Sgt Roman F. Klick 36620923
HS 1393 Engr APO 709
c/o PM SF Cal
12 December 1944
I'm taking Hipp's place on CQ this afternoon, ate an early chow and am now up here in the office alone (with Lewis and the bugler) which time gives me an excellent opportunity to bang out a letter. Two letters came in the mail this morning. One was a letter or rather a note from Blumenfeld along with another of those CCCR's that he has been sending to me and which I in turn mark for distribution among our boys. The other one was a V-mail from you dated the 5th of December. The V-mail slipped thru the sorting out process up here in the mail room so that it came as a pleasant surprise while I was laying down on my bunk after eating lunch.
I'm glad that you enjoyed "Up In Arms" and your reaction about him being a male Betty Hutton was the same as mine.

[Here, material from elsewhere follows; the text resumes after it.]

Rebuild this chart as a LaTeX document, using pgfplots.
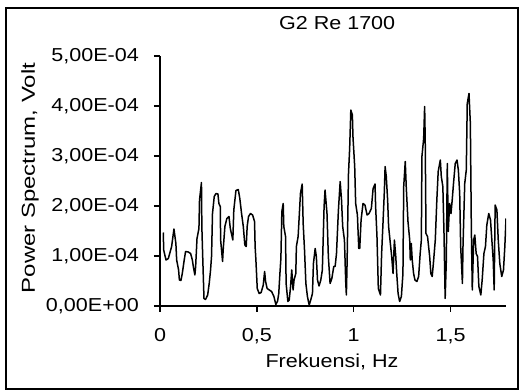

That "Is You Is Or Is You Ain't" song must have finally hit the top of the Hit Parade back home because now it is the most played song on the Guadalcanal Radio and in the dayroom. As always, there is a time lag between its popularity overseas and back in the States. They have a girl singing it on some record which they play quite frequently and I'm wondering if it might not be the same one you heard.
The working day has been going fairly well thus far. The only complaint is that what work there is to be done is small stuff but complicated and there isn't much actual production to be shown for the amount of time spent on it. For about an hour I was reading up ARs trying to find various rulings on how to do the work at hand. I've keyed myself up to keep on the go throughout the day and I dislike a lull then; for, a person can then come crashing right back down to the do nothing stage fast like.
If I type this letter during the noon hour today and stay a bit after work at four bells, I will be able to sleep a bit after chow while the fellows are at the theater seeing "Brother Rat" with Priscilla Lane and Wayne Morris. By the by, last night, after finishing your letters, I did not type any others but, instead, began straightening out my field desk and getting rid of all excess stock which I have been hanging on to but never using. The one big space-taker-upper are/is my collection of books. Methinks that it is high time that I rid myself of some of them. Some I would like sending home but others would be merely a waste of time for I don't like them and I doubt if you would find much interest in reading them. I'll give those to the library. For instance: There is the Pocket Book of War Humor which isn't humorous and what is humorous comes from the Carthagian wars B.C. Another not so very good is "See Here, Private Hargrove." The picture may have been alright but I did not enjoy the book. The Ripley "Believe It Or Not" is okay but there are just too many of them and it isn't very good reading to sit down to a book like that. There are others which I have told you I was sending home from time to time but never got around to it. One is "The Hurricane" which I bought just before coming overseas if you can remember back that far into the past. You'll enjoy it, I enjoyed it, and even if it is only a pocket sized edition I want to keep it in my library. I'll not send the Book of Verse home because all of those poems are contained in the various anthologies which I own. The same goes for several selections of short stories. I will send home "Mission to Moscow" and short stories by DeMaupassant for I want to keep them and you may enjoy DeMaupassant's tales. As for the rest, rather than to take the time to pack them up, pay postage on them and then have them hang around the house forever, I'll merely contribute them to the library. They say they can be mailed individually for three cents although I don't know how it can be done. We shall see what we shall see.
If I empty the desk of all my personal belongings, there sure won't be much left in there. Although when that time comes that I clear it of my stuff, I'll find other business papers to put into it.